I thought about joining my town's hot-shit group over twenty years ago, but funny how kids, work, and exhaustion get in the way. However, I'm definitely ready now. Footloose and flabby fancy free. I actually have time to do something besides watch Law and Order re-runs. But I decided that joining that superstar championship group isn't what I had in mind. They're already winners. There's no place else for them to go but down. I wanted a group where I could feel like my half-baked harmonies could make a real contribution. 
      Enough with the laughter, people. I may be no American Idol, but I know about winning singing contests. Do, too. Thanks to me my sorority won Northwestern's small group May Sing competition back in the day, singing the Chordettes' O Baby Mine. I not only sang, but I arranged and directed. Everybody wore bowler derbies, white shirts, bow ties and mustaches. Except me. I came out wearing a barrel. And started it all off -- "O Baby Mine. . ." I also managed to weave the alma mater into the middle of the song, which was an especially excellent suck-up-to-the-judges touch. We won the next year too, singing the Hawaiian war chant. Yep, me again. Directing, Arranging. Singing. I found out that May SIng is now a lip sync competition. That just sucks. 
      Anyway, as luck would have it, I was at an assisted living fair courtesy of the senior center, trolling for candy, cookies, fancy hors d'oeuvres, veggies, chips, dip and a Coke as I pretended to be interested in all the different booths. For some reason, there was a representative from a ladies barbershop group hustling new members. She practically tackled me as I walked by. "You're alive and breathing, why don't you join us!" So I took her card and went to a rehearsal. Based on the amount of white hair, I was one of the youngest there. A couple of people were in wheelchairs. I saw four canes. A few noticeable limps. How could I not join? 
      So, I've made the commitment. I'll find out in a couple of more weeks if I'm invited into the group. Apparently you may be halt or lame, but you have to be able to sing. I wonder who does their choreography?
      Cross your fingers. 


Remo said...

You're still gorgeous, you've got great hair and you can probably sing better than the rest.

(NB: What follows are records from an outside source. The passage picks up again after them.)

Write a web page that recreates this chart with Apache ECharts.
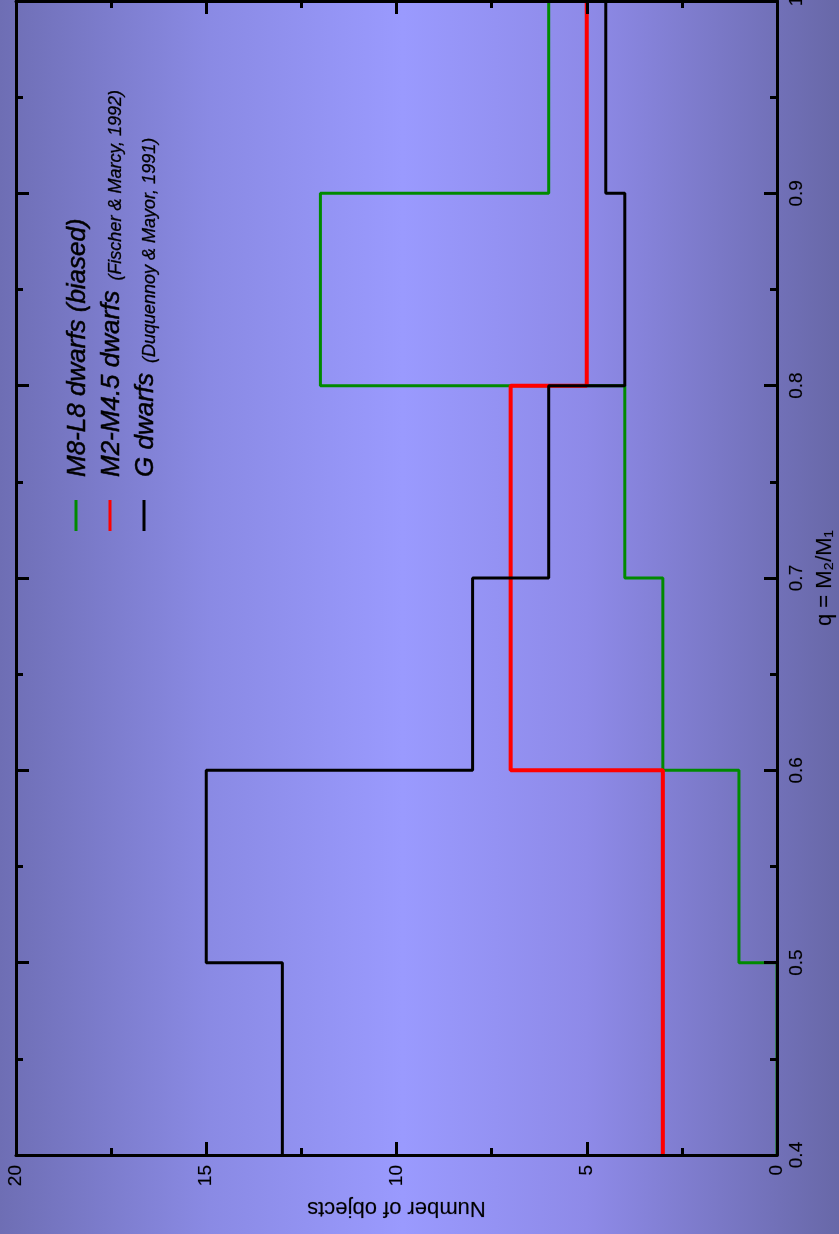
<!DOCTYPE html>
<html>
<head>
<meta charset="utf-8">
<script src="https://cdn.jsdelivr.net/npm/echarts@6/dist/echarts.min.js"></script>
<style>
html,body{margin:0;padding:0;}
body{width:839px;height:1234px;overflow:hidden;
background:linear-gradient(to right,#6e6eb4 0%,#8a8ae4 25%,#9a9afe 48%,#8e8ae8 70%,#6868a8 100%);}
#chart{width:839px;height:1234px;}
</style>
</head>
<body>
<div id="chart"></div>
<script>
// q = M2/M1 bin edges
const qEdges = [0.4, 0.5, 0.6, 0.7, 0.8, 0.9, 1.0];
// Number of objects per bin
const m8L8 = [0, 1, 3, 4, 12, 6];          // M8-L8 dwarfs (biased)
const m2M45 = [3, 3, 7, 7, 5, 5];          // M2-M4.5 dwarfs (Fischer & Marcy, 1992)
const gDwarfs = [13, 15, 8, 6, 4, 4.5];    // G dwarfs (Duquennoy & Mayor, 1991)
const numTicks = [0, 5, 10, 15, 20];
const qTicks = [0.4, 0.5, 0.6, 0.7, 0.8, 0.9, 1.0];

function histPoints(vals) {
  const pts = [];
  vals.forEach((v, i) => {
    pts.push([v, qEdges[i]]);
    pts.push([v, qEdges[i + 1]]);
  });
  return pts;
}

const FONT = '"Liberation Sans", Arial, Helvetica, sans-serif';
const lineBlack = {color: '#000', width: 3};

const chart = echarts.init(document.getElementById('chart'), null, {renderer: 'canvas'});

const baseX = {
  type: 'value', min: numTicks[0], max: numTicks[numTicks.length - 1], interval: 5,
  inverse: true, z: 5,
  splitLine: {show: false},
  axisLine: {show: true, onZero: false, lineStyle: lineBlack},
  axisTick: {show: true, inside: true, length: 13, lineStyle: lineBlack},
  minorTick: {show: true, splitNumber: 2, length: 7, lineStyle: lineBlack}
};
const baseY = {
  type: 'value', min: qTicks[0], max: qTicks[qTicks.length - 1], interval: 0.1,
  z: 5,
  splitLine: {show: false},
  axisLine: {show: true, onZero: false, lineStyle: lineBlack},
  axisTick: {show: true, inside: true, length: 13, lineStyle: lineBlack},
  minorTick: {show: true, splitNumber: 2, length: 7, lineStyle: lineBlack}
};

const legendItems = [
  {x: 76, color: '#008a00', main: 'M8-L8 dwarfs (biased)', small: ''},
  {x: 110, color: '#ff0000', main: 'M2-M4.5 dwarfs', small: '(Fischer & Marcy, 1992)'},
  {x: 144, color: '#000000', main: 'G dwarfs', small: '(Duquennoy & Mayor, 1991)'}
];
const graphics = [];
legendItems.forEach(it => {
  graphics.push({
    type: 'line', z: 10,
    shape: {x1: it.x, y1: 500, x2: it.x, y2: 531},
    style: {stroke: it.color, lineWidth: 3}
  });
  graphics.push({
    type: 'text', z: 10, x: it.x + 1, y: 477, rotation: Math.PI / 2,
    style: {
      text: '{b|' + it.main + '}' + (it.small ? '{s|  ' + it.small + '}' : ''),
      align: 'left', verticalAlign: 'middle', fill: '#000',
      rich: {
        b: {fontSize: 26, fontStyle: 'italic', fontFamily: FONT, fill: '#000', lineHeight: 28, verticalAlign: 'bottom',
            stroke: '#000', lineWidth: 0.5},
        s: {fontSize: 18, fontStyle: 'italic', fontFamily: FONT, fill: '#000', lineHeight: 28, verticalAlign: 'bottom',
            stroke: '#000', lineWidth: 0.3}
      }
    }
  });
});

const labelStyle = {show: true, rotate: 90, margin: 10, fontSize: 19, fontFamily: FONT, color: '#000',
  textBorderColor: 'rgba(0,0,0,0.3)', textBorderWidth: 0.5};

chart.setOption({
  animation: false,
  backgroundColor: 'transparent',
  grid: {left: 16, right: 62, top: 1, bottom: 79, containLabel: false, outerBoundsMode: 'none'},
  xAxis: [
    Object.assign({}, baseX, {
      position: 'bottom',
      name: 'Number of objects', nameLocation: 'middle', nameRotate: 180, nameGap: 42,
      nameTextStyle: {fontSize: 22, fontFamily: FONT, color: '#000', textBorderColor: 'rgba(0,0,0,0.3)', textBorderWidth: 0.5},
      axisLabel: labelStyle
    }),
    Object.assign({}, baseX, {position: 'top', axisLabel: {show: false}})
  ],
  yAxis: [
    Object.assign({}, baseY, {
      position: 'right',
      name: 'q = M\u2082/M\u2081', nameLocation: 'middle', nameRotate: 90, nameGap: 34,
      nameTextStyle: {fontSize: 22, fontFamily: FONT, color: '#000', textBorderColor: 'rgba(0,0,0,0.3)', textBorderWidth: 0.5},
      axisLabel: labelStyle
    }),
    Object.assign({}, baseY, {position: 'left', axisLabel: {show: false}})
  ],
  series: [
    {type: 'line', name: 'M8-L8', symbol: 'none', data: histPoints(m8L8),
     lineStyle: {color: '#008a00', width: 3}, z: 2},
    {type: 'line', name: 'M2-M4.5', symbol: 'none', data: histPoints(m2M45),
     lineStyle: {color: '#ff0000', width: 4}, z: 3},
    {type: 'line', name: 'G', symbol: 'none', data: histPoints(gDwarfs),
     lineStyle: {color: '#000000', width: 3}, z: 4}
  ],
  graphic: graphics
});
</script>
</body>
</html>
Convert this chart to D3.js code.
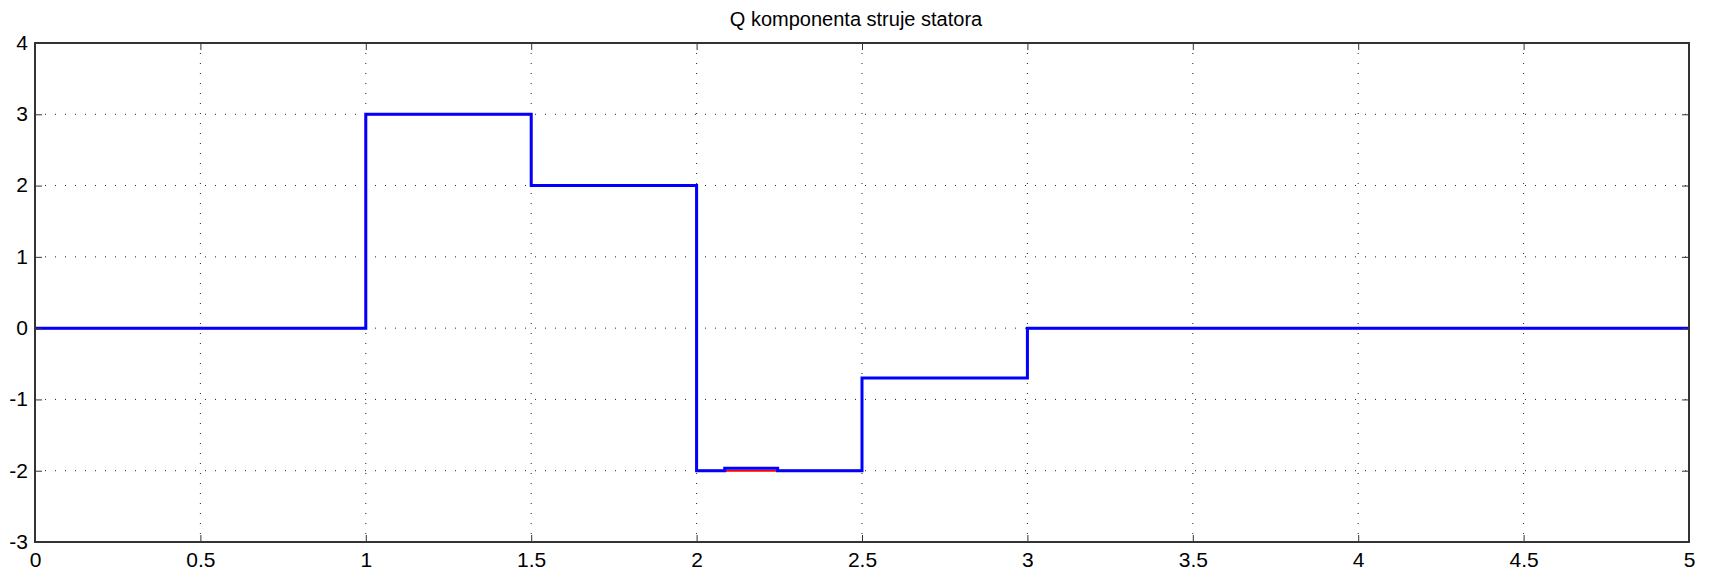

Plus, those groups are like packs of women in bars - they always need "the pretty one."

I'd say you were a shoe-in but I don't know if Dr. Scholl is a sponsor.

Donna said...

I want to hear you singing with the group, once you're in.

Chris said...

I look forward to the hilarious stories and observations that are bound to come from this venture of yours:)

emmapeelDallas said...

I'm crossing my fingers for you!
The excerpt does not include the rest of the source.